Washington State Supreme Court: Charters Are Unconstitutional

I think this caught most people by surprise. It certainly surprised me. The Washington State Supreme Court ruled 6-3 that charter schools are unconstitutional. The reason they gave is, charters don't fit the definition of "common schools" and so they can't be publicly funded.
In the ruling, Chief Justice Barbara Madsen wrote that charter schools aren’t “common schools” because they’re governed by appointed rather than elected boards.

Therefore, “money that is dedicated to common schools is unconstitutionally diverted to charter schools,” Madsen wrote.
Charters weren't allowed in Washington until they were approved, barely, by the voters in 2012. The ruling puts the nine charters which have been set up, and their students, in jeopardy.
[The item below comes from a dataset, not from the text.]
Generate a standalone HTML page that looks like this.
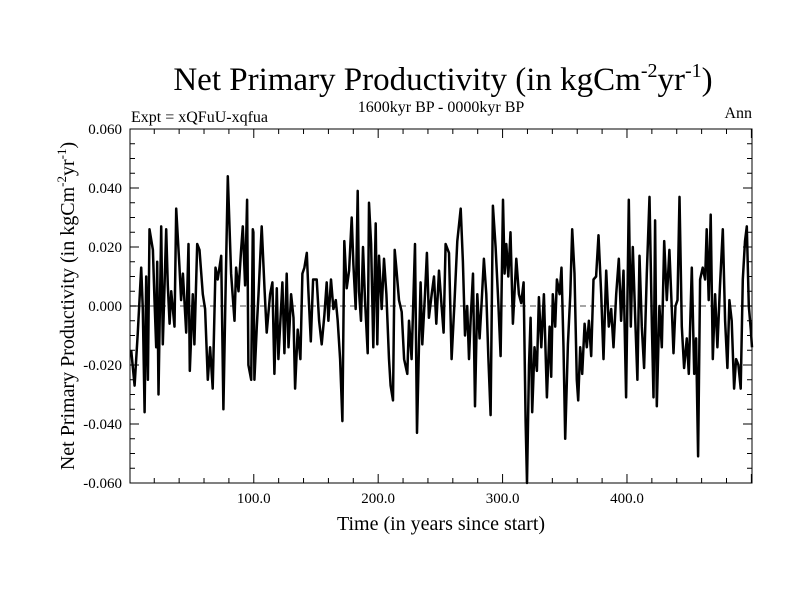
<!DOCTYPE html>
<html><head><meta charset="utf-8">
<style>
html,body{margin:0;padding:0;background:#fff;}
svg{display:block;font-family:"Liberation Serif",serif;}
</style></head>
<body>
<svg id="chart" width="800" height="600" viewBox="0 0 800 600" xmlns="http://www.w3.org/2000/svg">
  <rect width="800" height="600" fill="#fff"/>
  <text x="443" y="90" font-size="33" text-anchor="middle">Net Primary Productivity (in kgCm<tspan font-size="20" dy="-13">-2</tspan><tspan dy="13">yr</tspan><tspan font-size="20" dy="-13">-1</tspan><tspan dy="13">)</tspan></text>
  <text x="131" y="122" font-size="16">Expt = xQFuU-xqfua</text>
  <text x="441" y="112" font-size="16" text-anchor="middle">1600kyr BP - 0000kyr BP</text>
  <text x="752" y="118" font-size="16" text-anchor="end">Ann</text>
  <text transform="translate(74,306) rotate(-90)" font-size="20" text-anchor="middle">Net Primary Productivity (in kgCm<tspan font-size="13" dy="-8">-2</tspan><tspan dy="8">yr</tspan><tspan font-size="13" dy="-8">-1</tspan><tspan dy="8">)</tspan></text>
  <text x="441" y="530" font-size="20" text-anchor="middle">Time (in years since start)</text>
  <g id="axes"></g>
  <g id="series"></g>
</svg>
<script>
const years = [1.5,4.2,6.8,9.5,10.8,12.2,13.5,14.9,16.2,18.9,20.2,21.6,22.4,23.4,25.6,26.9,29.6,30.9,32.3,33.6,36.3,37.6,40.3,41.6,43,45.7,47.5,48.6,51,52.3,54.5,56.4,59,60.9,63,64.9,67,69.2,71,73.8,75.6,77.2,79.1,81.8,84.5,85.8,87.7,89.8,91.2,93,94.6,95.7,97.9,99.2,
99.7,100.5,102.4,103.8,106.4,108.6,110.4,113.1,115,116.6,118.5,119.8,123,124.6,126.5,127.9,130,131.9,133.2,135.3,137.5,139.1,140.7,142.6,143.9,145.8,147.7,150.6,152.5,154.6,156.8,158.6,160,162.1,164,165.9,167.5,169.4,171.2,172.8,174.7,176.6,178.7,180.1,181.9,183.5,184.6,186.2,187.8,189.4,191.6,192.6,194.3,196.1,198,
199.3,200.7,202.8,204.7,206.6,208.7,210,211.9,213.3,214.6,216.7,218.9,220.8,223.4,224.8,226.9,229.6,231.2,232.8,234.1,235.5,237.6,239.2,240.8,243,244.9,246.7,248.9,251,252.6,254.2,256.9,259,261.2,263.6,266.3,268.1,269.8,271.6,273,274.3,276.2,277.8,279.7,281.5,283.1,285,286.9,288.5,290.4,292.2,294.4,296.5,298.4,300.3,
301.6,303,304.6,306.4,308.3,311,313.1,315,316.9,318.5,319.6,321.2,322.5,323.8,325.7,327.6,329.2,331.1,333.2,335.6,337.8,339.1,340.4,342.3,343.7,345.8,347.4,349,350.3,352.5,354.4,356,357.8,359.7,360.8,362.4,364,365.9,367.7,369.4,371.2,373.1,375.2,377.1,379.3,381.1,383.3,385.4,387.3,389.2,391.3,393.4,395.3,397.2,399.3,401.5,
403.1,404.7,406.6,408.4,410.1,411.9,413.8,415.9,418.1,420,421.3,422.6,424,426.1,428,429.9,432,434.1,436,437.4,439,440.6,442.2,444.1,445.9,448.1,449.7,452.1,454,455.6,457.2,458.8,460.9,462.8,464.1,465.7,467.3,469,470.8,472.7,474.8,477,478.9,480.7,482.3,484.2,486.1,487.7,489.6,491.4,493.1,494.9,496.3,497.9,499.5,500.5];
const nppMilli = [-15,-27,-9,13,-1,-36,10,-25,26,19,2,-14,15,-30,27,-13,26,7,-6,5,-7,33,13,2,11,-9,21,-22,4,-13,21,19,4,-1,-25,-14,-28,13,9,17,-35,2,44,11,-5,13,5,19,27,7,36,-20,-25,26,
25,-25,-7,4,27,6,-9,4,8,-23,6,-18,8,-16,11,-14,4,-4,-28,-8,-18,11,13,18,5,-12,9,9,-5,-13,-3,8,-5,9,-1,2,-5,-18,-39,22,6,12,30,14,-1,39,5,-5,20,2,-16,35,21,-14,28,
-13,17,-1,16,4,-18,-27,-32,19,13,2,-2,-18,-23,-5,-18,21,-43,-13,8,-13,4,18,-4,4,10,-6,12,0,-9,21,18,-18,0,22,33,15,-10,0,-18,-5,11,-34,4,-11,1,16,4,-17,-37,34,20,2,-17,36,
11,21,10,25,-6,16,4,1,8,-39,-60,-20,-4,-36,-14,-22,3,-14,4,-31,-7,-24,4,-7,9,4,13,-14,-45,-13,4,26,11,-25,-32,-14,-23,-6,-14,-5,-17,9,10,24,4,-18,12,-7,-1,-14,4,16,-5,12,-31,36,
-7,20,-4,-25,17,-7,-21,11,37,-7,-31,29,-34,0,-14,22,2,19,-1,-16,0,2,37,-7,-21,-11,-23,13,-23,-11,-51,9,13,9,26,2,31,-18,4,-14,7,26,-5,-21,2,-5,-28,-18,-20,-28,9,22,27,0,-8,-14];
const yTickValues = [-0.06,-0.04,-0.02,0,0.02,0.04,0.06];
const yTickLabels = ["-0.060","-0.040","-0.020","0.000","0.020","0.040","0.060"];
const xTickValues = [100,200,300,400];
const xTickLabels = ["100.0","200.0","300.0","400.0"];

const NS = "http://www.w3.org/2000/svg";
const L = 130, R = 752, T = 129, B = 483;
const xMin = 0.5, xMax = 500.5, yMin = -0.06, yMax = 0.06;
const xs = v => L + (v - xMin) / (xMax - xMin) * (R - L);
const ys = v => B - (v - yMin) / (yMax - yMin) * (B - T);
function mk(tag, attrs, parent) {
  const e = document.createElementNS(NS, tag);
  for (const k in attrs) e.setAttribute(k, attrs[k]);
  parent.appendChild(e);
  return e;
}
const axes = document.getElementById('axes');
const series = document.getElementById('series');

const zl = mk('line', {x1: L, x2: R, y1: ys(0), y2: ys(0), stroke: '#888', 'stroke-width': 1.5, 'stroke-dasharray': '6,4'}, axes);



let d = '';
for (let i = 0; i < years.length; i++) {
  d += (i ? 'L' : 'M') + xs(years[i]).toFixed(1) + ',' + ys(nppMilli[i] / 1000).toFixed(1);
}
const line = mk('path', {d: d, fill: 'none', stroke: '#000', 'stroke-width': 2.5, 'stroke-linejoin': 'round'}, series);



const frame = mk('rect', {x: L, y: T, width: R - L, height: B - T, fill: 'none', stroke: '#000', 'stroke-width': 1}, axes);



for (let v = -0.06; v <= 0.0601; v += 0.005) {
  const major = Math.abs(Math.round(v * 1000) % 20) === 0;
  const len = major ? 9 : 5;
  const t = mk('line', {x1: L, x2: L + len, y1: ys(v), y2: ys(v), stroke: '#000', 'stroke-width': 1}, axes);
  
  
  const t2 = mk('line', {x1: R, x2: R - len, y1: ys(v), y2: ys(v), stroke: '#000', 'stroke-width': 1}, axes);
  
  
}
for (let v = 20; v <= 500; v += 20) {
  const major = v % 100 === 0;
  const len = major ? 9 : 5;
  const t = mk('line', {x1: xs(v), x2: xs(v), y1: B, y2: B - len, stroke: '#000', 'stroke-width': 1}, axes);
  
  
  const t2 = mk('line', {x1: xs(v), x2: xs(v), y1: T, y2: T + len, stroke: '#000', 'stroke-width': 1}, axes);
  
  
}
yTickValues.forEach((v, i) => {
  const t = mk('text', {x: 122, y: ys(v) + 5, 'font-size': 15, 'text-anchor': 'end'}, axes);
  t.textContent = yTickLabels[i];
  
  
});
xTickValues.forEach((v, i) => {
  const t = mk('text', {x: xs(v), y: 503, 'font-size': 15, 'text-anchor': 'middle'}, axes);
  t.textContent = xTickLabels[i];
  
  
});
</script>
</body></html>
I'll be surprised if this ruling stands for long. People are already clamoring for a special legislative session to fix the problem. And some heavy hitters put up lots of money to help pass the charter school referendum, including Bill Gates ($3 million), Alice Walton of the Walmart family ($1.7 million) and Amazon's Mike Bezos ($750,000), and they'll likely bring some serious pressure to bear. Just today, the schools stated they'll stay open this year using private donations if necessary.
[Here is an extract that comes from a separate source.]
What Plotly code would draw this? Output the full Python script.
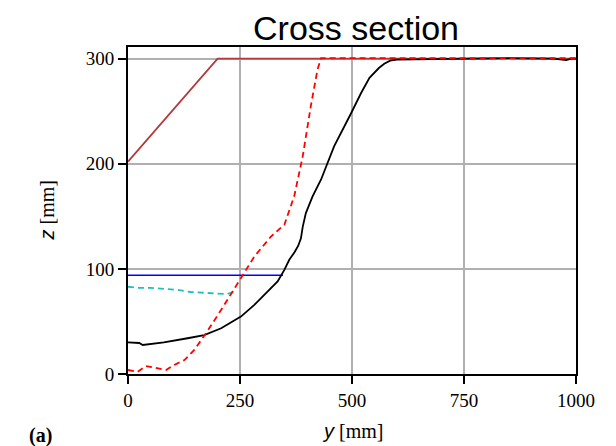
import plotly.graph_objects as go

# Brown (design) profile
brown_y = [0, 200, 1000]
brown_z = [202, 300, 300]

# Blue horizontal line
blue_y = [0, 346]
blue_z = [94, 94]

# Cyan dashed
cyan_y = [0, 20, 50, 80, 110, 140, 170, 200, 220, 237]
cyan_z = [83, 82, 82, 81, 80, 78, 77, 76, 76, 78]

# Black solid measured profile
black_y = [0, 25, 33, 80, 133, 170, 208, 252, 282, 312, 334, 349, 360, 372, 380, 386, 390, 397,
           412, 431, 460, 498, 520, 539, 560, 572, 585, 600, 650, 758, 850, 950, 978, 990, 1000]
black_z = [30, 29.5, 27.6, 30, 34, 37, 43.5, 54.6, 65.7, 78.4, 88, 99, 108.6, 116, 122, 129, 140, 153,
           169, 185, 216.5, 248, 267, 281.6, 291, 295, 298, 299, 299.5, 300, 300.5, 300, 298.5, 300, 300]

# Red dashed profile
red_y = [0, 21, 40, 66, 85, 103, 126, 148, 174, 208, 245, 282, 319, 349, 371, 390, 408, 423, 431, 1000]
red_z = [3.8, 2, 7.6, 5.4, 3.8, 8.6, 13.3, 22.9, 38.7, 61, 86, 111.7, 130.7, 142, 169, 207, 254.6, 289.5, 300.5, 300.5]

x_ticks = [0, 250, 500, 750, 1000]
y_ticks = [0, 100, 200, 300]

fig = go.Figure()
fig.add_trace(go.Scatter(x=brown_y, y=brown_z, mode="lines",
                         line=dict(color="#b23a3a", width=1.8)))
fig.add_trace(go.Scatter(x=blue_y, y=blue_z, mode="lines",
                         line=dict(color="#0000ff", width=1.5)))
fig.add_trace(go.Scatter(x=cyan_y, y=cyan_z, mode="lines",
                         line=dict(color="#1fbfbf", width=1.8, dash="6px,4px")))
fig.add_trace(go.Scatter(x=black_y, y=black_z, mode="lines",
                         line=dict(color="#000000", width=1.8)))
fig.add_trace(go.Scatter(x=red_y, y=red_z, mode="lines",
                         line=dict(color="#ff0000", width=1.8, dash="6px,4px")))

serif = "Liberation Serif"
sans_it = "<span style='font-family:Liberation Sans;font-style:italic'>{}</span> [mm]"
fig.update_layout(
    width=616, height=446,
    margin=dict(l=120, r=48, t=39, b=80),
    paper_bgcolor="white", plot_bgcolor="white",
    showlegend=False,
    title=dict(text="Cross section", x=0.565, xanchor="center", y=0.955, yanchor="middle",
               font=dict(family="Liberation Sans", size=34, color="black")),
    xaxis=dict(range=[0, 1000], tickvals=x_ticks, ticktext=[str(v) for v in x_ticks],
               showgrid=True, gridcolor="#b0b0b0", gridwidth=1.5,
               showline=True, linecolor="black", linewidth=2, mirror=True,
               ticks="outside", ticklen=8, tickwidth=2, tickcolor="black",
               tickfont=dict(family=serif, size=19, color="black"),
               zeroline=False),
    yaxis=dict(range=[0, 311], tickvals=y_ticks, ticktext=[str(v) for v in y_ticks],
               showgrid=True, gridcolor="#b0b0b0", gridwidth=1.5,
               showline=True, linecolor="black", linewidth=2, mirror=True,
               ticks="outside", ticklen=8, tickwidth=2, tickcolor="black",
               tickfont=dict(family=serif, size=19, color="black"),
               zeroline=False),
    annotations=[
        dict(text=sans_it.format("y"), xref="paper", yref="paper", x=0.5, y=-0.174,
             xanchor="center", yanchor="middle", showarrow=False,
             font=dict(family=serif, size=20, color="black")),
        dict(text=sans_it.format("z"), xref="paper", yref="paper", x=-0.183, y=0.5,
             xanchor="center", yanchor="middle", showarrow=False, textangle=-90,
             font=dict(family=serif, size=20, color="black")),
        dict(text="<b>(a)</b>", xref="paper", yref="paper", x=-0.196, y=-0.187,
             xanchor="center", yanchor="middle", showarrow=False,
             font=dict(family=serif, size=20, color="black")),
    ],
)

fig.write_html("out.html")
Whether or not the legislature figures out a way to keep the schools open, and regardless of the constitutionality of the law, the issues raised in this fight are important. Charters are only marginally accountable to the public which supplies their funding. Financially they're far less transparent than school districts. Here in Arizona, government oversight of the schools is minimal, and according to one of the most comprehensive looks at charters, the CREDO studies out of Stanford, charters are most successful in states where there is sufficient oversight to close bad schools, something that rarely happens here.

The schools' appointed boards are often stacked with members of the charter holder's family and friends, meaning they aren't directly accountable to the public or even to the parents of the kids at the school. In Arizona and most other states, we know very little about how the charter's money is spent. We rarely know teacher salaries or the details of their purchasing policies. The problem is compounded when the schools are run by Education Management Organizations which suck up the state funds and hide them behind a for-profit firewall where the money becomes the property of "the invisible hand of the marketplace," which can dole out the money as the hand sees fit without all that pesky government oversight getting in the way.